Economists can't predict when the Fed will stop raising rates. Many believe the Fed will stop when rates reach a neutral level - not low enough to push the economy toward faster growth, and not high enough to depress it. That level means the fed funds rate will end up about 2 percentage points above the inflation rate, or about 4 percent, sometime in 2005.

But critic Schwartz said she believes the Fed waited too long to being raising rates, that inflation is a bigger problem than the Fed is willing to acknowledge, and that the eventual target for the fed funds rate will be higher than 4 percent. She believes the Fed has been too complacent about what an extended period of low rates "are really doing to the underlying pressure for price rises."

LaSalle's Tannenbaum said if you believe inflation isn't a problem, "you're essentially betting oil and dairy prices are going to retreat. I'm not sure I'd take that bet right now," he said.

John Lonski, chief economist for Moody's Investors Service in New York, disagrees. "If inflation was that big of a problem, we'd probably see higher long-term bond yields, and a lower dollar exchange rate," he said.

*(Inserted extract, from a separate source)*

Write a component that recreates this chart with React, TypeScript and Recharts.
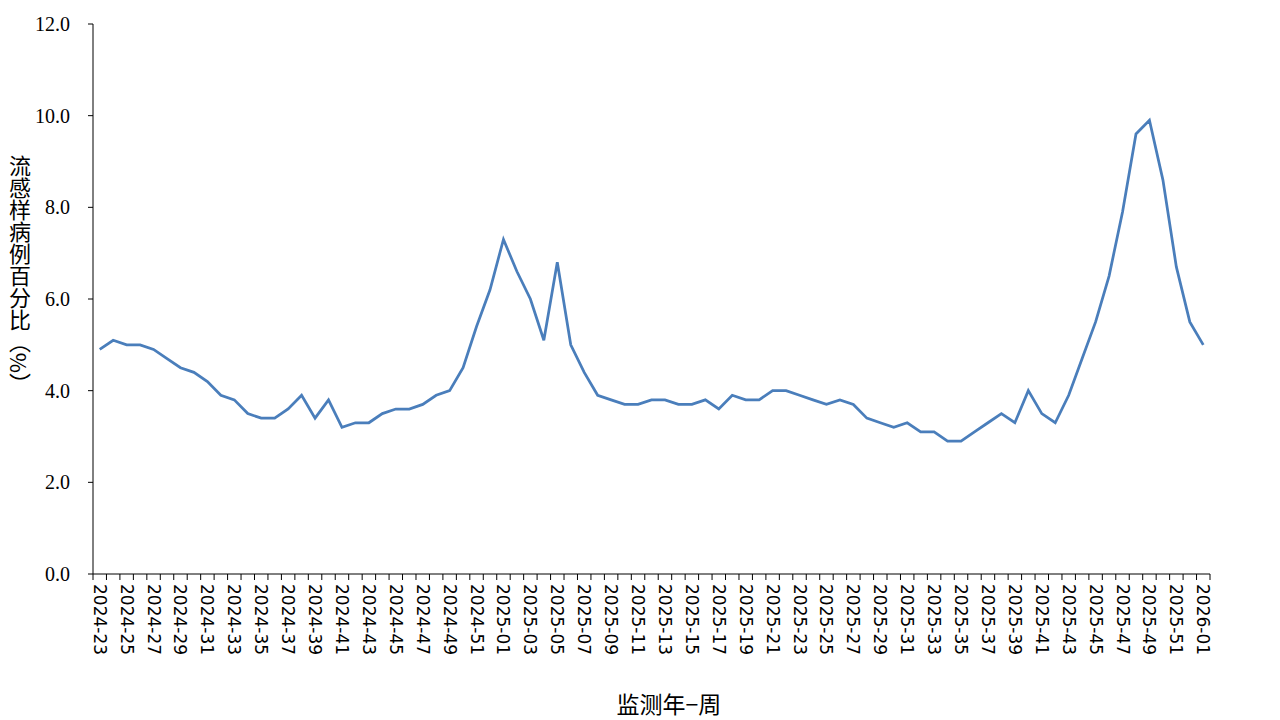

Kenneth Kim, chief economist for investment analysts Stone & McCarthy in Princeton, N.J., said his clients' views are all over the map on what the Fed will do. "Some people are quite concerned the Fed is behind the curve, and they might have to ratchet rates higher than they're saying now," he said. "Other people think that the inflation environment is stable enough still that there might not be as much of a rate increase. ... There's a wide variety of opinion out there of how far the Fed has to go."

What's next

What happens after the Federal Reserve raises the fed funds rate to 1.25 percent from 1.0 percent:

• Banks will raise their prime lending rates. The prime rate is the interest banks charge their best customers, and many consumer rates are tied to the prime. Typically, banks maintain the prime at 3 percentage points above the fed funds rate. The prime rate has been at 4 percent since last June.

• Consumers may not feel this until August. Many banks peg their loan rates to the prime rate as published in the Wall Street Journal, effective the first day of the first month after publication. Though the rate may change today - the last day of June - it won't be published till Thursday, so many banks won't change rates tied to the prime until Aug. 1.

• Because the markets have expected the Fed's move, many interest rates have already inched upward, including those on mortgages and CDs.

• Even fixed-rate credit cards won't be immune to rate increases. Most credit-card companies reserve the right to change card terms with as little as 15 days' notice.